In 2006, she served as a teaching assistant for the courses Middle East and Asia in the 21st Century at the University of Development. The following year, she worked as a legal and communications adviser at the law firm Arthur, Hinzpeter, Pizarro, Humeres & Cía. Between 2009 and 2010, she was an associate lawyer at the Rodt Notary Office in Rancagua. Between May and September 2010, she taught courses in Labour Law, Procedural Law, and Civil Law at INACAP.

Between 2010 and 2011, she worked as an associate lawyer at the law firm Medel, Moreno & Asociados. In June 2010, she assumed the position of Chief of Staff to the Regional Director of the National Board of Kindergartens (JUNJI) in the O'Higgins Region.
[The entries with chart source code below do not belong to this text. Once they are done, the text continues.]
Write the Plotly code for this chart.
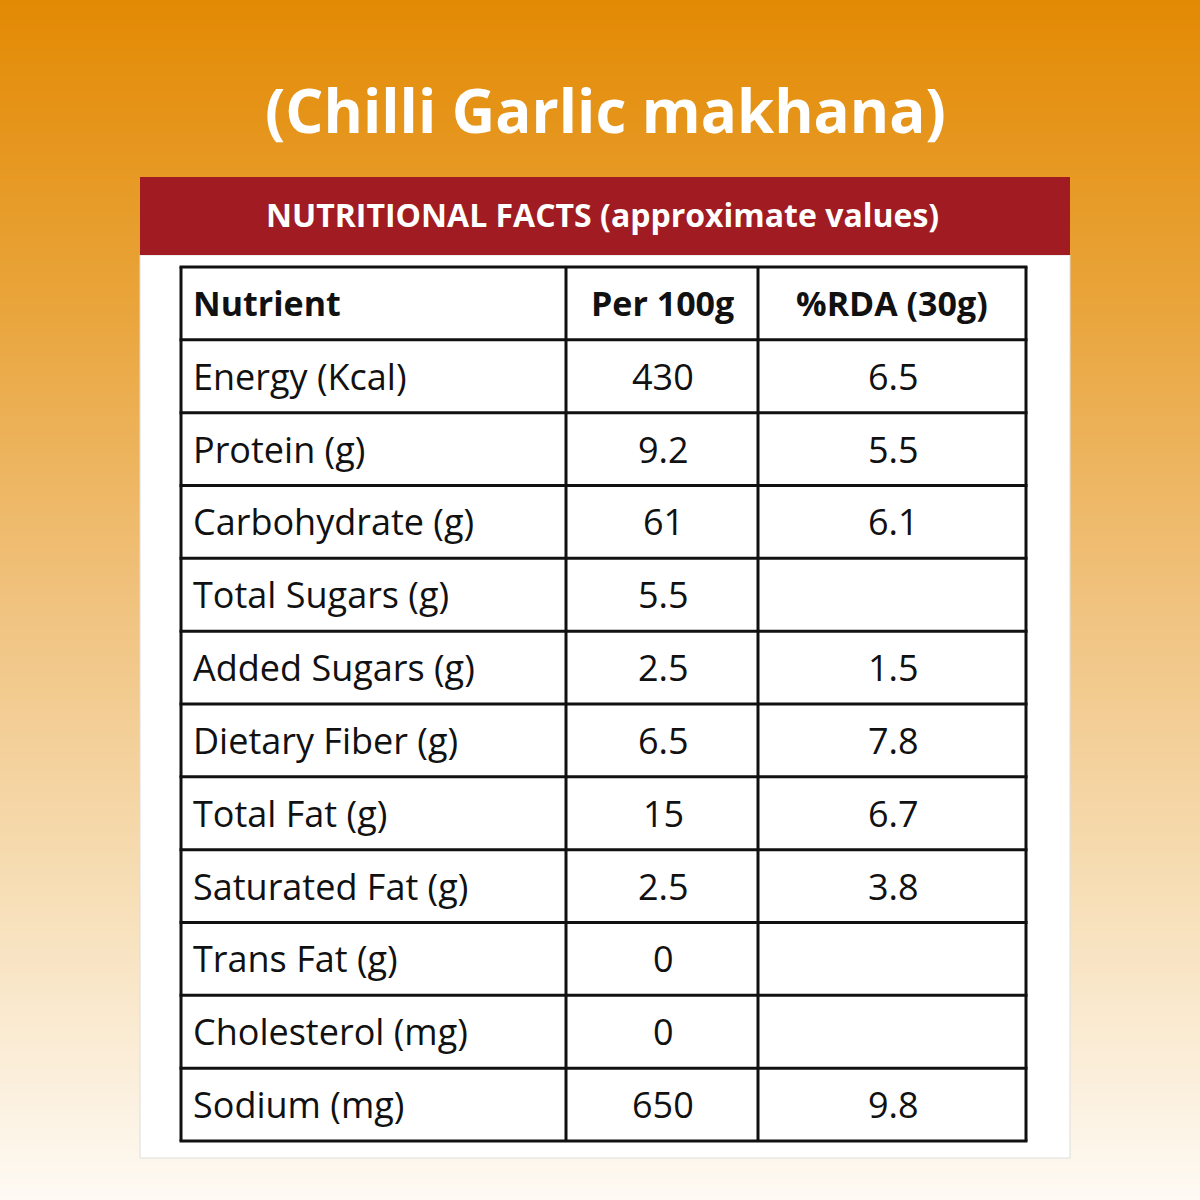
import plotly.graph_objects as go

title = "(Chilli Garlic makhana)"
banner = "NUTRITIONAL FACTS (approximate values)"
headers = ["Nutrient", "Per 100g", "%RDA (30g)"]
nutrients = ["Energy (Kcal)", "Protein (g)", "Carbohydrate (g)", "Total Sugars (g)",
             "Added Sugars (g)", "Dietary Fiber (g)", "Total Fat (g)", "Saturated Fat (g)",
             "Trans Fat (g)", "Cholesterol (mg)", "Sodium (mg)"]
per100 = ["430", "9.2", "61", "5.5", "2.5", "6.5", "15", "2.5", "0", "0", "650"]
rda = ["6.5", "5.5", "6.1", "", "1.5", "7.8", "6.7", "3.8", "", "", "9.8"]

FONT = "Open Sans"
fig = go.Figure()
fig.add_trace(go.Heatmap(x=[0, 1200], y=[0, 300, 600, 900, 1200], z=[[0, 0], [1, 1], [2, 2], [3, 3], [4, 4]],
                         zsmooth="best", showscale=False, hoverinfo="skip",
                         colorscale=[[0, "#E38A04"], [0.25, "#E9A43A"], [0.5, "#F0C27E"],
                                     [0.75, "#F7DFB8"], [1, "#FEFAF4"]]))
shapes = []
shapes.append(dict(type="rect", x0=140, x1=1070, y0=255, y1=1158, fillcolor="white",
                   line=dict(color="#DDDDDD", width=1), layer="above"))
shapes.append(dict(type="rect", x0=140, x1=1070, y0=177, y1=255, fillcolor="#A01C22",
                   line=dict(width=0), layer="above"))
xs = [181, 566, 758, 1026]
n = len(nutrients) + 1
y0, y1 = 267, 1141
rows = [y0 + (y1 - y0) * i / n for i in range(n + 1)]
for x in xs:
    shapes.append(dict(type="line", x0=x, x1=x, y0=y0, y1=y1, line=dict(color="#111", width=3), layer="above"))
for y in rows:
    shapes.append(dict(type="line", x0=xs[0] - 1.5, x1=xs[-1] + 1.5, y0=y, y1=y, line=dict(color="#111", width=3), layer="above"))

ann = [dict(x=605, y=110, text="<b>" + title + "</b>", font=dict(size=60, color="white", family=FONT), showarrow=False),
       dict(x=602, y=214, text="<b>" + banner + "</b>", font=dict(size=32, color="white", family=FONT), showarrow=False)]
hx = [(191, "left"), (662, "center"), (892, "center")]
for (x, al), h in zip(hx, headers):
    ann.append(dict(x=x, y=(rows[0] + rows[1]) / 2, text="<b>" + h + "</b>", xanchor=al, showarrow=False,
                    font=dict(size=34, color="#111", family=FONT)))
for i, (a, b, c) in enumerate(zip(nutrients, per100, rda)):
    yc = (rows[i + 1] + rows[i + 2]) / 2
    for (x, al), t in zip([(191, "left"), (663, "center"), (893, "center")], [a, b, c]):
        if t:
            ann.append(dict(x=x, y=yc, text=t, xanchor=al, showarrow=False,
                            font=dict(size=36, color="#111", family=FONT)))

fig.update_layout(width=1200, height=1200, margin=dict(l=0, r=0, t=0, b=0),
                  xaxis=dict(range=[0, 1200], visible=False, fixedrange=True),
                  yaxis=dict(range=[1200, 0], visible=False, fixedrange=True),
                  shapes=shapes, annotations=ann, showlegend=False,
                  paper_bgcolor="white", plot_bgcolor="white")
fig.write_html("out.html", config={"displayModeBar": False},
               post_script="document.body.style.margin='0';document.body.style.padding='0';")
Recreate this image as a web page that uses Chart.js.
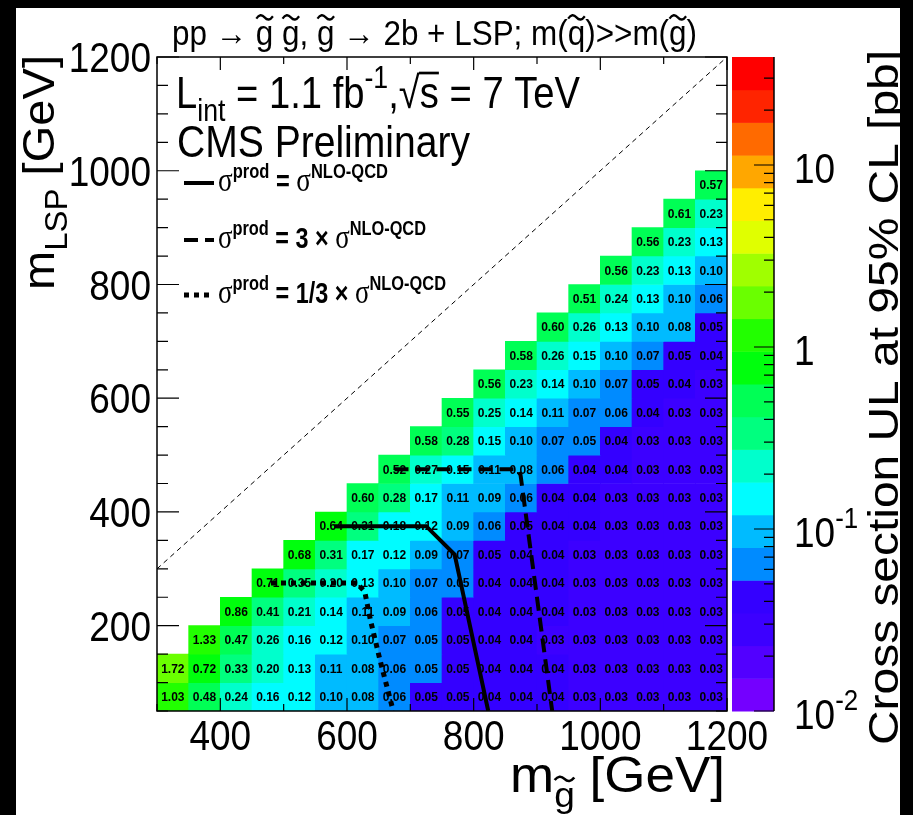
<!DOCTYPE html>
<html>
<head>
<meta charset="utf-8">
<script src="https://cdn.jsdelivr.net/npm/chart.js@4.4.1/dist/chart.umd.min.js"></script>
<style>
  html, body { margin: 0; padding: 0; background: #000; }
  canvas { display: block; }
</style>
</head>
<body>
<canvas id="ulChart" width="913" height="815"></canvas>
<script>
// gluino / LSP mass bin centres in GeV, bins are 50 GeV wide
const gluinoMass = [325, 375, 425, 475, 525, 575, 625, 675, 725, 775, 825, 875, 925, 975, 1025, 1075, 1125, 1175];
const lspMass = [75, 125, 175, 225, 275, 325, 375, 425, 475, 525, 575, 625, 675, 725, 775, 825, 875, 925, 975];
const binWidth = 50;

// cross section UL [pb], one row per LSP mass (bottom to top), one column per gluino mass
// (a few printed "0.05" cells are coloured like 0.06 in the reference, so they sit just above 0.05)
const _ = null;
const upperLimit = [
  [1.03, 0.48, 0.24, 0.16, 0.12, 0.10, 0.08, 0.06, 0.05, 0.05, 0.04, 0.04, 0.04, 0.03, 0.03, 0.03, 0.03, 0.03],
  [1.72, 0.72, 0.33, 0.20, 0.13, 0.11, 0.08, 0.06, 0.053, 0.05, 0.04, 0.04, 0.04, 0.03, 0.03, 0.03, 0.03, 0.03],
  [_, 1.33, 0.47, 0.26, 0.16, 0.12, 0.10, 0.07, 0.053, 0.05, 0.04, 0.04, 0.03, 0.03, 0.03, 0.03, 0.03, 0.03],
  [_, _, 0.86, 0.41, 0.21, 0.14, 0.11, 0.09, 0.06, 0.05, 0.04, 0.04, 0.04, 0.03, 0.03, 0.03, 0.03, 0.03],
  [_, _, _, 0.71, 0.35, 0.20, 0.13, 0.10, 0.07, 0.053, 0.04, 0.04, 0.04, 0.03, 0.03, 0.03, 0.03, 0.03],
  [_, _, _, _, 0.68, 0.31, 0.17, 0.12, 0.09, 0.07, 0.05, 0.04, 0.04, 0.03, 0.03, 0.03, 0.03, 0.03],
  [_, _, _, _, _, 0.64, 0.31, 0.18, 0.12, 0.09, 0.06, 0.05, 0.04, 0.04, 0.03, 0.03, 0.03, 0.03],
  [_, _, _, _, _, _, 0.60, 0.28, 0.17, 0.11, 0.09, 0.06, 0.04, 0.04, 0.03, 0.03, 0.03, 0.03],
  [_, _, _, _, _, _, _, 0.52, 0.27, 0.15, 0.11, 0.08, 0.06, 0.04, 0.04, 0.03, 0.03, 0.03],
  [_, _, _, _, _, _, _, _, 0.58, 0.28, 0.15, 0.10, 0.07, 0.053, 0.04, 0.03, 0.03, 0.03],
  [_, _, _, _, _, _, _, _, _, 0.55, 0.25, 0.14, 0.11, 0.07, 0.06, 0.04, 0.03, 0.03],
  [_, _, _, _, _, _, _, _, _, _, 0.56, 0.23, 0.14, 0.10, 0.07, 0.05, 0.04, 0.03],
  [_, _, _, _, _, _, _, _, _, _, _, 0.58, 0.26, 0.15, 0.10, 0.07, 0.05, 0.04],
  [_, _, _, _, _, _, _, _, _, _, _, _, 0.60, 0.26, 0.13, 0.10, 0.08, 0.05],
  [_, _, _, _, _, _, _, _, _, _, _, _, _, 0.51, 0.24, 0.13, 0.10, 0.06],
  [_, _, _, _, _, _, _, _, _, _, _, _, _, _, 0.56, 0.23, 0.13, 0.10],
  [_, _, _, _, _, _, _, _, _, _, _, _, _, _, _, 0.56, 0.23, 0.13],
  [_, _, _, _, _, _, _, _, _, _, _, _, _, _, _, _, 0.61, 0.23],
  [_, _, _, _, _, _, _, _, _, _, _, _, _, _, _, _, _, 0.57]
];

// exclusion contours [m_gluino, m_LSP]
const limitNominal = [[580, 375], [725, 375], [770, 325], [823, 50]];
const limitTimes3 = [[675, 475], [868, 475], [874, 465], [924, 50]];
const limitThird = [[480, 275], [615, 275], [628, 260], [637, 210], [652, 140], [673, 50]];
const diagonal = [[300, 300], [1200, 1200]];

// axes
const xTickLabels = [400, 600, 800, 1000, 1200];
const yTickLabels = [200, 400, 600, 800, 1000, 1200];
const zMin = 0.01, zMax = 39.2, nContours = 20;
const zTickLabels = [0.01, 0.1, 1, 10];

// one colour per contour band, bottom to top
const bandColors = ['#7400ff', '#5200ff', '#3c00ff', '#3400ff', '#008bff', '#00bbff', '#00fcff', '#00ffcc',
  '#00ff7f', '#00ff55', '#00ff0d', '#22ff00', '#6aff00', '#a0ff00', '#e0ff00', '#ffee00', '#ffa700',
  '#ff6a00', '#ff2400', '#ff0000'];

const SY = 1.15; // glyphs in the reference are a little taller than wide
const SANS = '"Liberation Sans", Arial, Helvetica, sans-serif';
const SERIF = '"Liberation Serif", "Times New Roman", serif';

function bandOf(v) {
  const b = Math.floor((Math.log10(v) - Math.log10(zMin)) / (Math.log10(zMax) - Math.log10(zMin)) * nContours);
  return Math.max(0, Math.min(nContours - 1, b));
}

const cells = [];
upperLimit.forEach((row, i) => {
  row.forEach((v, j) => {
    if (v === null) return;
    cells.push({ x: gluinoMass[j], y: [lspMass[i] - binWidth / 2, lspMass[i] + binWidth / 2], v: v });
  });
});
const toXY = pts => pts.map(p => ({ x: p[0], y: p[1] }));

function fontOf(p, F) {
  return (p.b ? 'bold ' : '') + ((p.s || 1) * F) + 'px ' + (p.serif ? SERIF : SANS);
}
// text with sub/superscripts, stretched vertically like the reference
function drawRich(c, parts, o) {
  const F = o.size;
  let w = 0;
  const widths = parts.map(p => {
    c.font = fontOf(p, F);
    const m = c.measureText(p.t).width;
    w += m;
    return m;
  });
  const sy = o.sy || SY;
  const sx = o.width ? o.width / (w * (o.rotate ? sy : 1)) : 1;
  c.save();
  c.translate(o.x, o.y);
  if (o.rotate) { c.scale(1, sy); c.rotate(-Math.PI / 2); c.scale(sx, 1); }
  else c.scale(sx, sy);
  let x = o.align === 'right' ? -w : (o.align === 'center' ? -w / 2 : 0);
  c.fillStyle = '#000';
  c.strokeStyle = '#000';
  c.textAlign = 'left';
  c.textBaseline = 'alphabetic';
  parts.forEach((p, i) => {
    const size = (p.s || 1) * F;
    const dy = (p.dy || 0) * F;
    c.font = fontOf(p, F);
    c.fillText(p.t, x, dy);
    if (p.tilde) {
      const tw = widths[i] * 0.95, x0 = x + (widths[i] - tw) / 2, ty = dy - 0.8 * size, a = 0.07 * size;
      c.lineWidth = 0.07 * size;
      c.beginPath();
      c.moveTo(x0, ty + a * 0.5);
      c.quadraticCurveTo(x0 + tw / 4, ty - 2 * a, x0 + tw / 2, ty);
      c.quadraticCurveTo(x0 + 3 * tw / 4, ty + 2 * a, x0 + tw, ty - a * 0.5);
      c.stroke();
    }
    if (p.over) {
      c.lineWidth = 0.06 * size;
      c.beginPath();
      c.moveTo(x - 0.02 * size, dy - p.over * size);
      c.lineTo(x + widths[i], dy - p.over * size);
      c.stroke();
    }
    x += widths[i];
  });
  c.restore();
}
const sup = t => ({ t: t, s: 0.7, dy: -0.45 });
const sub = t => ({ t: t, s: 0.7, dy: 0.3 });

const decor = {
  id: 'decor',
  beforeDraw(chart) {
    const c = chart.ctx;
    c.save();
    c.fillStyle = '#000';
    c.fillRect(0, 0, chart.width, chart.height);
    c.fillStyle = '#fff';
    c.fillRect(16, 8, 884, 807);
    c.restore();
  },
  afterDatasetDraw(chart, args) {
    if (args.index !== 0) return;
    const c = chart.ctx;
    const ds = chart.data.datasets[0].data;
    c.save();
    c.fillStyle = '#000';
    c.font = 'bold 12px ' + SANS;
    c.textAlign = 'center';
    c.textBaseline = 'middle';
    args.meta.data.forEach((el, i) => {
      c.fillText(ds[i].v.toFixed(2), el.x, (el.y + el.base) / 2 + 1);
    });
    c.restore();
  },
  afterDraw(chart) {
    const c = chart.ctx;
    const a = chart.chartArea;
    const xs = chart.scales.x, ys = chart.scales.y, zs = chart.scales.z;
    const LF = 37, capOff = 0.716 * LF * SY / 2;
    c.save();
    // frame and ticks
    c.strokeStyle = '#000';
    c.lineWidth = 1.5;
    c.strokeRect(a.left, a.top, a.right - a.left, a.bottom - a.top);
    c.lineWidth = 1.2;
    c.beginPath();
    xs.ticks.forEach(t => {
      const px = xs.getPixelForValue(t.value);
      const len = t.value % 200 === 0 ? 13 : 7;
      c.moveTo(px, a.bottom); c.lineTo(px, a.bottom - len);
      c.moveTo(px, a.top); c.lineTo(px, a.top + len);
    });
    ys.ticks.forEach(t => {
      const py = ys.getPixelForValue(t.value);
      const len = t.value % 200 === 0 ? 22 : 11;
      c.moveTo(a.left, py); c.lineTo(a.left + len, py);
      c.moveTo(a.right, py); c.lineTo(a.right - len, py);
    });
    c.stroke();
    xTickLabels.forEach(v => {
      drawRich(c, [{ t: String(v) }], { x: xs.getPixelForValue(v), y: 750, size: LF, align: 'center' });
    });
    yTickLabels.forEach(v => {
      drawRich(c, [{ t: String(v) }], { x: 151, y: ys.getPixelForValue(v) + capOff, size: LF, align: 'right' });
    });

    // colour bar on the z scale
    const cbL = 732, cbR = 774;
    const l0 = Math.log10(zMin), l1 = Math.log10(zMax);
    for (let b = 0; b < nContours; b++) {
      const lo = zs.getPixelForValue(Math.pow(10, l0 + (l1 - l0) * b / nContours));
      const hi = zs.getPixelForValue(Math.pow(10, l0 + (l1 - l0) * (b + 1) / nContours));
      c.fillStyle = bandColors[b];
      c.fillRect(cbL, hi, cbR - cbL, lo - hi + 0.5);
    }
    c.strokeStyle = '#000';
    c.lineWidth = 1.5;
    c.beginPath();
    c.moveTo(cbR, zs.getPixelForValue(zMin)); c.lineTo(cbR, zs.getPixelForValue(zMax));
    c.stroke();
    c.lineWidth = 1.2;
    c.beginPath();
    for (let d = -2; d <= 1; d++) {
      for (let m = 1; m <= 9; m++) {
        const v = m * Math.pow(10, d);
        if (v > zMax) continue;
        const py = zs.getPixelForValue(v);
        c.moveTo(cbR, py); c.lineTo(cbR - (m === 1 ? 20 : 10), py);
      }
    }
    c.stroke();
    zTickLabels.forEach(v => {
      const e = Math.round(Math.log10(v));
      const parts = e >= 0 ? [{ t: String(Math.round(v)) }] : [{ t: '10' }, sup(String(e))];
      drawRich(c, parts, { x: 794, y: zs.getPixelForValue(v) + capOff + 3, size: LF });
    });

    // titles
    const gt = s => ({ t: 'g', s: s, tilde: true });
    drawRich(c, [{ t: 'pp \u2192 ' }, gt(1), { t: ' ' }, gt(1), { t: ', ' }, gt(1), { t: ' \u2192 2b + LSP; m(' },
      { t: 'q', tilde: true }, { t: ')>>m(' }, gt(1), { t: ')' }],
      { x: 172, y: 45, size: 30, width: 525 });
    drawRich(c, [{ t: 'L' }, sub('int'), { t: ' = 1.1 fb' }, sup('-1'), { t: ',\u221A' }, { t: 's', over: 0.78 }, { t: ' = 7 TeV' }],
      { x: 176, y: 108, size: 39, width: 404 });
    drawRich(c, [{ t: 'CMS Preliminary' }], { x: 177, y: 157, size: 39, width: 293 });
    drawRich(c, [{ t: 'm' }, sub('LSP'), { t: ' [GeV]' }], { x: 54, y: 55, size: 44, align: 'right', rotate: true, width: 235 });
    drawRich(c, [{ t: 'm' }, { t: 'g', s: 0.7, dy: 0.3, tilde: true }, { t: ' [GeV]' }], { x: 725, y: 792, size: 44, align: 'right', width: 215 });
    drawRich(c, [{ t: 'Cross section UL at 95% CL [pb]' }], { x: 898, y: 50, size: 42, align: 'right', rotate: true, width: 695 });

    // legend for the contours
    const sig = { t: '\u03C3', serif: true, s: 1.15 };
    const pr = { t: 'prod', b: true, s: 0.7, dy: -0.45 };
    const nlo = { t: 'NLO-QCD', b: true, s: 0.7, dy: -0.45 };
    const legend = [
      { y: 183, dash: [], w: 4, parts: [sig, pr, { t: ' = ', b: true }, sig, nlo], tw: 170 },
      { y: 240, dash: [14, 7], w: 4, parts: [sig, pr, { t: ' = 3 \u00D7 ', b: true }, sig, nlo], tw: 208 },
      { y: 295, dash: [5, 5], w: 5, parts: [sig, pr, { t: ' = 1/3 \u00D7 ', b: true }, sig, nlo], tw: 228 }
    ];
    legend.forEach(e => {
      c.save();
      c.strokeStyle = '#000';
      c.lineWidth = e.w;
      c.setLineDash(e.dash);
      c.beginPath();
      c.moveTo(184, e.y); c.lineTo(214, e.y);
      c.stroke();
      c.restore();
      drawRich(c, e.parts, { x: 218, y: e.y + 8, size: 23, width: e.tw, sy: 1.25 });
    });
    c.restore();
  }
};

new Chart(document.getElementById('ulChart'), {
  type: 'bar',
  data: {
    datasets: [
      {
        type: 'bar',
        data: cells,
        backgroundColor: cells.map(d => bandColors[bandOf(d.v)]),
        borderWidth: 0,
        barPercentage: 1,
        categoryPercentage: 1,
        grouped: false,
        order: 10
      },
      { type: 'line', data: toXY(diagonal), borderColor: '#000', borderWidth: 1, borderDash: [5, 4], pointRadius: 0, order: 4 },
      { type: 'line', data: toXY(limitNominal), borderColor: '#000', borderWidth: 4, pointRadius: 0, order: 3 },
      { type: 'line', data: toXY(limitTimes3), borderColor: '#000', borderWidth: 4, borderDash: [14, 7], pointRadius: 0, order: 2 },
      { type: 'line', data: toXY(limitThird), borderColor: '#000', borderWidth: 5, borderDash: [5, 5], pointRadius: 0, order: 1 }
    ]
  },
  options: {
    responsive: false,
    animation: false,
    events: [],
    layout: { padding: { left: 157, top: 57, right: 186, bottom: 104 } },
    scales: {
      x: { type: 'linear', min: 300, max: 1200, offset: false, display: false, ticks: { stepSize: 50 } },
      y: { type: 'linear', min: 50, max: 1200, display: false, ticks: { stepSize: 50 } },
      z: { type: 'logarithmic', min: zMin, max: zMax, display: false, position: 'right', bounds: 'data' }
    },
    plugins: { legend: { display: false }, tooltip: { enabled: false } }
  },
  plugins: [decor]
});
</script>
</body>
</html>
Since September 2015, she has worked as a lawyer at BBO & Cía. From May 2020 onward, she has served as Coordinator of the Division of Political and Institutional Relations at the Ministry General Secretariat of the Presidency.

==Political career==
In October 2011, she was appointed Regional Ministerial Secretary (SEREMI) of Labour for the Metropolitan Region of Santiago during the first administration of President Sebastián Piñera.

In the 2017 parliamentary elections, she ran as a candidate for the Chamber of Deputies of Chile in District No. 15 of the O'Higgins Region, representing the National Renewal party within the Chile Vamos coalition. She obtained 2,426 votes, equivalent to 1.34% of the valid votes cast, and was not elected. Between 11 March 2018 and 10 April 2020, she served as Governor of Cachapoal Province. In November 2021, she again ran in the same district but was not elected, obtaining 2,324 votes, corresponding to 1.17% of the total valid votes.

In the elections held on 7 May 2023, she ran as a candidate for the Constitutional Council representing the 8th electoral district of the O'Higgins Region, as a member of the National Renewal party within the Chile Seguro electoral pact. According to the Electoral Qualification Court (TRICEL), she was elected with 9,256 votes.